19 October 2019-16 February 2019, The Broad, Los Angeles
I Will Greet the Sun Again is a major retrospective of the photographic, installation, and film and video works of the Iranian-born and New York-based artist Shirin Neshat. It spans from her early Women of Allah series of photographs, through her many video and film works, up to a three-gallery installation of parts of her feature-length film currently in progress, Land of Dreams, which surreally imagines a Iranian-run office of census-takers and dream-collectors, who are charged with interviewing and gathering data on citizens of the American Southwest.
Neshat first rose to attention in the New York art scene in the 1990s, in a period which experienced a growing critique of the artworld’s exclusions of women artists and artists of color. Neshat’s work, as the catalogue notes, has been especially “discussed from postcolonial and Islamic/Iranian cultural perspectives”; but in her more recent work, such as the films Tooba (2002), Illusions and Mirrors (2013), and Roja (2016), those concerns have somewhat retreated in favor of exploring nature, ritual, and dreams, as well as more autobiographical motifs.
The Women of Allah series (1993-1997) offered photographic representation of Iranian women, but framed and limited to narrow swaths of visibility by the coverings of the chador. Photographs such as Bonding (1995) and Guardians of the Revolution (1994) reveal only hands, inscribed with Persian decorative motifs and poetic texts by women;
Untitled (1996) and Identified (1995) exhibit hands along with parts of the face in close-up; while I Am Its Secret (1993), Rebellious Silence (1994), Unveiling (1993), and Speechless (1996) focus on the face, using it as a surface for poetic inscription.

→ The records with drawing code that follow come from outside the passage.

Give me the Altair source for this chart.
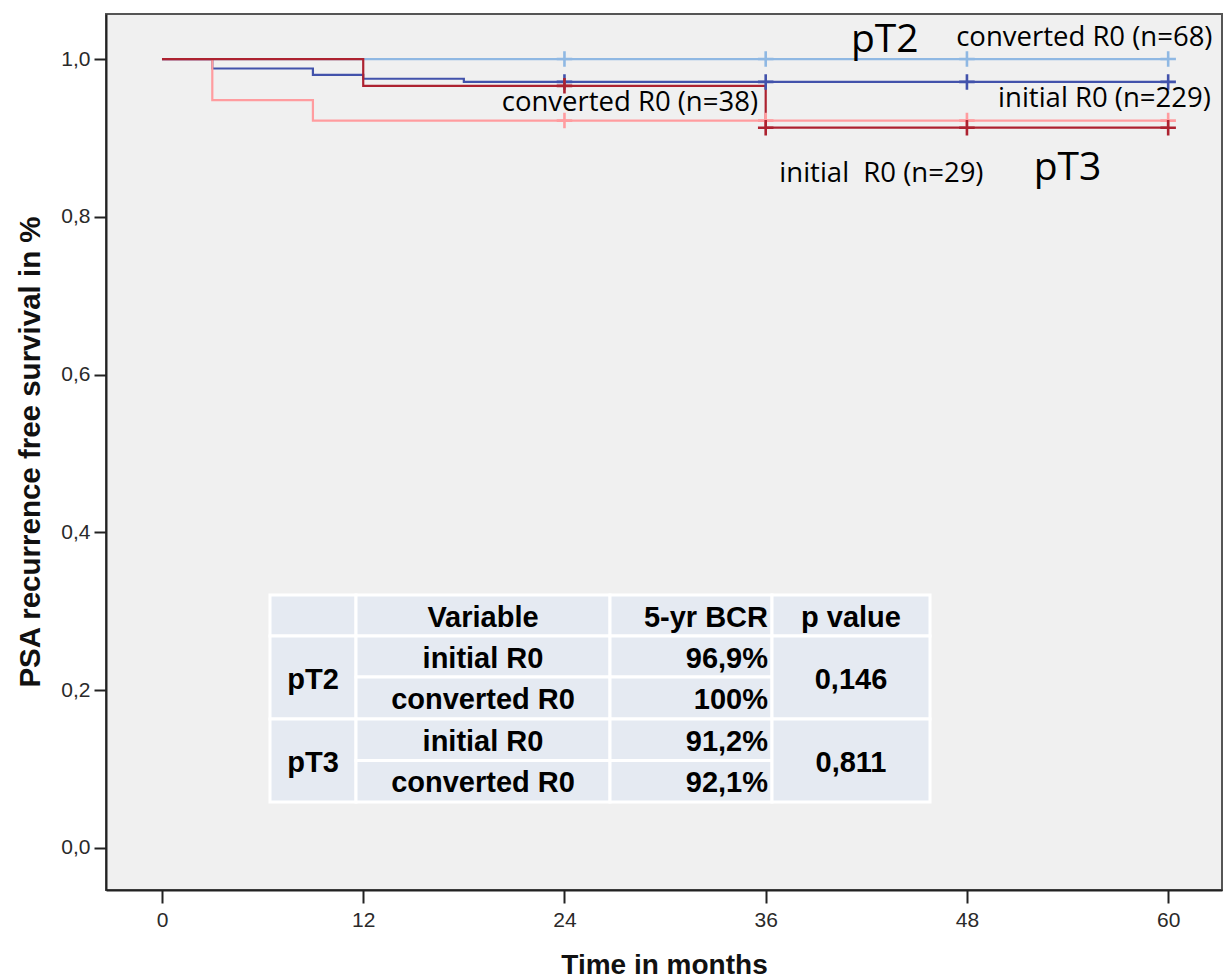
import altair as alt
import pandas as pd

# ---------------- data ----------------
curve_names = ["pT2 converted R0", "pT2 initial R0", "pT3 converted R0", "pT3 initial R0"]
curve_colors = ["#8fb8e3", "#4252ab", "#ff9c9f", "#ad2230"]

t_pt2_conv = [0, 60]
s_pt2_conv = [1.0, 1.0]
t_pt2_init = [0, 3, 9, 12, 18, 60]
s_pt2_init = [1.0, 0.988, 0.980, 0.975, 0.971, 0.971]
t_pt3_conv = [0, 3, 9, 60]
s_pt3_conv = [1.0, 0.948, 0.922, 0.922]
t_pt3_init = [0, 12, 36, 60]
s_pt3_init = [1.0, 0.966, 0.913, 0.913]

censor_times = [24, 36, 48, 60]

x_ticks = [0, 12, 24, 36, 48, 60]
y_ticks = [0.0, 0.2, 0.4, 0.6, 0.8, 1.0]

ann_text = ["pT2", "converted R0 (n=68)", "converted R0 (n=38)",
            "initial R0 (n=229)", "initial\u00a0 R0 (n=29)", "pT3"]
ann_x = [43.1, 55.0, 27.9, 56.2, 42.9, 54.0]
ann_y = [1.024, 1.027, 0.944, 0.949, 0.854, 0.862]
ann_big = [True, False, False, False, False, True]

tbl_header = ["", "Variable", "5-yr BCR", "p value"]
tbl_groups = ["pT2", "pT3"]
tbl_vars = ["initial R0", "converted R0"]
tbl_bcr = [["96,9%", "100%"], ["91,2%", "92,1%"]]
tbl_p = ["0,146", "0,811"]

# ---------------- build tables ----------------
curves = [(t_pt2_conv, s_pt2_conv), (t_pt2_init, s_pt2_init),
          (t_pt3_conv, s_pt3_conv), (t_pt3_init, s_pt3_init)]
rows, cens = [], []
for i, (name, (ts, ss)) in enumerate(zip(curve_names, curves)):
    for t, s in zip(ts, ss):
        rows.append({"g": name, "t": t, "s": s, "o": i})
    for ct in censor_times:
        sv = [s for t, s in zip(ts, ss) if t <= ct][-1]
        cens.append({"g": name, "t": ct, "s": sv, "o": i})
df = pd.DataFrame(rows)
dfc = pd.DataFrame(cens)
dfa = pd.DataFrame({"txt": ann_text, "x": ann_x, "y": ann_y, "big": ann_big})

W, H = 1116, 876
xs = alt.Scale(domain=[-3.339, 63.21], nice=False, zero=False)
ys = alt.Scale(domain=[-0.0533, 1.0571], nice=False, zero=False)
cs = alt.Scale(domain=curve_names, range=curve_colors)

base_x = alt.X("t:Q", scale=xs, title="Time in months",
               axis=alt.Axis(values=x_ticks, format="d", grid=False))
base_y = alt.Y("s:Q", scale=ys, title="PSA recurrence free survival in %",
               axis=alt.Axis(values=y_ticks, grid=False,
                             labelExpr="replace(format(datum.value, '.1f'), '.', ',')"))

lines = alt.Chart(df).mark_line(interpolate="step-after", strokeWidth=2.2).encode(
    x=base_x, y=base_y,
    color=alt.Color("g:N", scale=cs, legend=None),
    detail="g:N", order="t:Q")

marks = alt.Chart(dfc).mark_point(shape="M-1,0L1,0M0,-1L0,1", size=240,
                                  strokeWidth=2.6, filled=False, opacity=1).encode(
    x=alt.X("t:Q", scale=xs), y=alt.Y("s:Q", scale=ys),
    color=alt.Color("g:N", scale=cs, legend=None))

afont = "Open Sans"
ann_small = alt.Chart(dfa[~dfa.big]).mark_text(font=afont, fontSize=27.5, color="#000",
                                               align="center", baseline="middle").encode(
    x=alt.X("x:Q", scale=xs), y=alt.Y("y:Q", scale=ys), text="txt:N")
ann_large = alt.Chart(dfa[dfa.big]).mark_text(font=afont, fontSize=39, color="#000",
                                              align="center", baseline="middle").encode(
    x=alt.X("x:Q", scale=xs), y=alt.Y("y:Q", scale=ys), text="txt:N")

# ---------------- summary table (pixel layout inside plot) ----------------
col_edges = [164, 250, 504, 666, 824]
row_edges = [581, 622, 663, 705, 746.5, 788]
cells, texts = [], []

def add_cell(c, r0, r1, label, align):
    x0, x1 = col_edges[c], col_edges[c + 1]
    y0, y1 = row_edges[r0], row_edges[r1]
    cells.append({"x0": x0, "x1": x1, "y0": y0, "y1": y1})
    if label:
        tx = x1 - 4 if align == "right" else (x0 + x1) / 2
        texts.append({"tx": tx, "ty": (y0 + y1) / 2 + 2, "lab": label, "al": align})

for c, h in enumerate(tbl_header):
    add_cell(c, 0, 1, h, "right" if c == 2 else "center")
for g, grp in enumerate(tbl_groups):
    r = 1 + 2 * g
    add_cell(0, r, r + 2, grp, "center")
    for k, v in enumerate(tbl_vars):
        add_cell(1, r + k, r + k + 1, v, "center")
        add_cell(2, r + k, r + k + 1, tbl_bcr[g][k], "right")
    add_cell(3, r, r + 2, tbl_p[g], "center")

dcell = pd.DataFrame(cells)
dtext = pd.DataFrame(texts)
px = alt.Scale(domain=[0, W], range=[0, W], nice=False, zero=False)
py = alt.Scale(domain=[0, H], range=[0, H], nice=False, zero=False)

tcells = alt.Chart(dcell).mark_rect(fill="#e5eaf2", stroke="#ffffff", strokeWidth=3).encode(
    x=alt.X("x0:Q", scale=px, axis=None), x2="x1:Q",
    y=alt.Y("y0:Q", scale=py, axis=None), y2="y1:Q")

tfont = "Liberation Sans"
ttext_c = alt.Chart(dtext[dtext.al == "center"]).mark_text(
    font=tfont, fontSize=29, fontWeight="bold", color="#000", align="center", baseline="middle").encode(
    x=alt.X("tx:Q", scale=px, axis=None), y=alt.Y("ty:Q", scale=py, axis=None), text="lab:N")
ttext_r = alt.Chart(dtext[dtext.al == "right"]).mark_text(
    font=tfont, fontSize=29, fontWeight="bold", color="#000", align="right", baseline="middle").encode(
    x=alt.X("tx:Q", scale=px, axis=None), y=alt.Y("ty:Q", scale=py, axis=None), text="lab:N")

table = alt.layer(tcells, ttext_c, ttext_r).resolve_scale(x="shared", y="shared")

main = alt.layer(lines, marks, ann_small, ann_large)

chart = alt.layer(main, table).resolve_scale(x="independent", y="independent").properties(
    width=W, height=H,
    autosize=alt.AutoSizeParams(type="none"),
    padding={"left": 106, "top": 14, "right": 3, "bottom": 88},
    background="#ffffff",
).configure_view(
    fill="#f0f0f0", stroke="#555555", strokeWidth=2
).configure_axis(
    domainColor="#222222", domainWidth=2, tickColor="#222222", tickWidth=2,
    labelFont="Liberation Sans", labelColor="#2a2a2a", labelFontSize=21,
    titleFont="Liberation Sans", titleFontWeight="bold", titleColor="#111111", titleFontSize=28,
).configure_axisY(
    tickSize=12, labelPadding=4, titleX=-76, titleY=437.5, titleAlign="center",
    titleBaseline="middle", titleAngle=270, titleFontSize=29.5,
).configure_axisX(
    tickSize=13, labelPadding=6, titleY=75, titleBaseline="middle",
)

chart.save("out.html", embed_options={"renderer": "svg", "actions": False})
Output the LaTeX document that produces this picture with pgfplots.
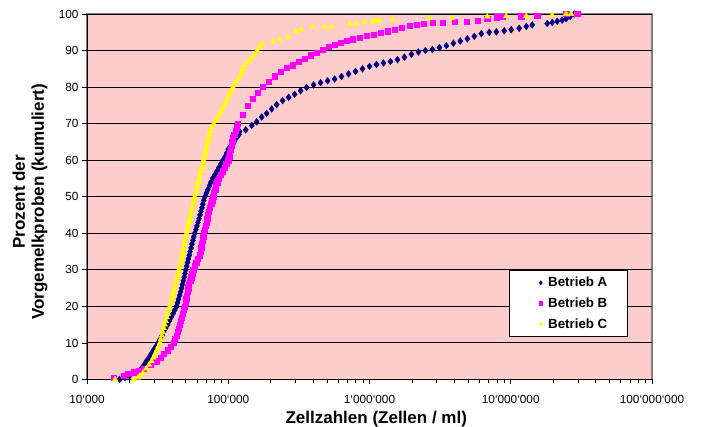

Offered Eyes (1993) bears a text written circularly in the white space around the iris and pupil of the eye, suggesting desire or seduction darting out as a look through a veil or curtain.
Another work from the Women of Allah series, Allegiance with Wakefulness (1994) exposes the soles of feet, a provocative image in Persian and Arabic culture, given the symbolic connotation of baseness associated with the feet. In Allegiance with Wakefulness the barrel of a gun pokes out between the feet, which also bear an inked Farsi text.
Neshat would again use such imagery much later in her photograph Rahim (2013). Here, rather than gesturing aggressively to the viewer, the feet are mute and impassive, for they were photographed in a morgue and carry an identification tag tied to the toe.
This latter work inverts the earlier photographs’ reference to the Islamic Republic’s propagandistic employment of the concept of martyrdom in the service of the regime during the Iran-Iraq war in the 1980s. The reprise of the foot imagery in Rakim, instead, inflects “martyrdom” with new notes of protest and revolt in the name of liberty, alluding to the young people killed in the Arab Spring protests that gripped Tunisia, Egypt, Libya, and other countries of the Middle East and North Africa in the early 2010s.
In her photographs, Neshat seizes upon the powerfully gendered coding of the body in Persian culture to unsettling but also lyrically arresting effect. Video works such as Turbulent (1998), which won the International Prize at the 1999 Venice Biennale, and Rapture (1999) broaden her up-close look at the gendered spatiality of the body to encompass gendered divisions in architectural and urban space as well. Thus, for example, employing a dual-screen installation, Turbulent parries a performance by a male performer singing a song before an all-male audience against the passionate, abstract vocalizations of experimental musician Sussan Deyhim, performing in a dark, audience-less auditorium.
Neshat uses an analogous pairing technique in Rapture, where a group of white-shirted men move about a fortress while on a facing screen a group of black-robed women push a boat down the beach to the water.
The male and female singers in Turbulent and the groups of men and women in Rapture alternate between activity and static waiting, thus seeming to observe, listen to, and tacitly react to one another, though they are actually in discontinuous, physical separated spaces.
Possessed (2001), however, illustrates the explosive social forces unleashed when such separations are transgressed. A woman with her hair loose and uncovered by a chador, wanders through the streets and into a public square. Her emotions become more and more frenzied, until she lets out a scream.
Her madness agitates the crowd in the square, who begin to threaten the woman and each other, as they take sides about whether to attack the madwoman or let her be. Neshat’s film ends uncertainly, with the woman still in a trance, unaware of the violence she has unleashed not so much by what she has said or done, but by who she has become: a woman out of place in gendered space.